President Johnson sent the Act to Congress on March 17, 1965. Two months later, the Senate voted 70 to 30 to invoke closure, 3 votes more than the two-thirds vote required at the time to end filibusters.
The following day, the bill passed the Senate by a vote of 77 to 19.
The chief author of the Senate version of the bill was Republican Everett Dirksen.
The House was slower to give its approval, but finally passed it on July 9. After differences between the two bills were resolved, the House passed the Conference Report on August 3, and the Senate did the following day. The vote was decisive, 328-74 in the House and 79-18 in the Senate.
After House passage, Press Secretary Bill Moyers said he had never seen President Johnson more elated.
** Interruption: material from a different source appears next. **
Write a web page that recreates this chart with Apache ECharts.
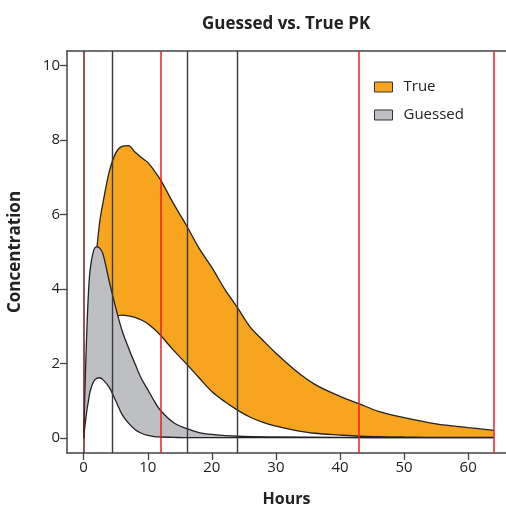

On August 6, Johnson signed it into law.
In both chambers of Congress, a higher percentage of Republicans than Democrats voted for the Act.
The Senate Republican vote was 30-1 in favor of the bill. (The lone Republican dissenter was uber-bigot and former Democrat Strom Thurmond.)
The bill’s importance was so self-evident that even four Southern Democrats (Albert Gore, Sr., Ross Bass, George Smathers and Ralph Yarborough) voted in favor.
Johnson called it “…not only a monument to this Congress, it is a shining moment in the entire history of the United States Congress.” He was right. The Voting Rights Act remains the single most effective piece of civil rights legislation ever passed by Congress.
Soon after passage, federal examiners were conducting voter registration, and black voter registration skyrocketed. The cumulative result of the Supreme Court's decisions, Congress' enactment of voting rights legislation combined with efforts by private citizens and the Justice Department was the restoration of the right to vote guaranteed by the 14th and 15th Amendments.
That was 57 years ago, when being a Republican required a moral compass. Today, Republicans are unraveling the fabric of democracy they helped weave a half century ago. In the 2012 wave of Republican voter suppression, minority voter registration was down significantly from 2008. Among Latinos nationwide, voter registration dropped five percent; for blacks, registration rates were down seven percent.
Republicans of the 1960’s were eager to buttress democracy by fighting for every American’s right to vote.
The Republicans in 1965 would never destroy American democracy to steal elections. What would Goldwater or Reagan or Eisenhower think of Republican state politicians who still bow before Donald Trump, the most corrupt American to ever hold public office, and share his enthusiasm for undermining democracy? In 2006, George W. Bush signed the Voting Rights Act Reauthorization and Amendments Act. His statement is a must read for every American. (https://georgewbush-whitehouse.archives.gov/news/releases/2006/07/20060727.html)
The United States has always been at the vanguard of spreading democracy throughout the world. However, for the foreseeable future the Republican Party has rendered America unworthy of exporting democracy.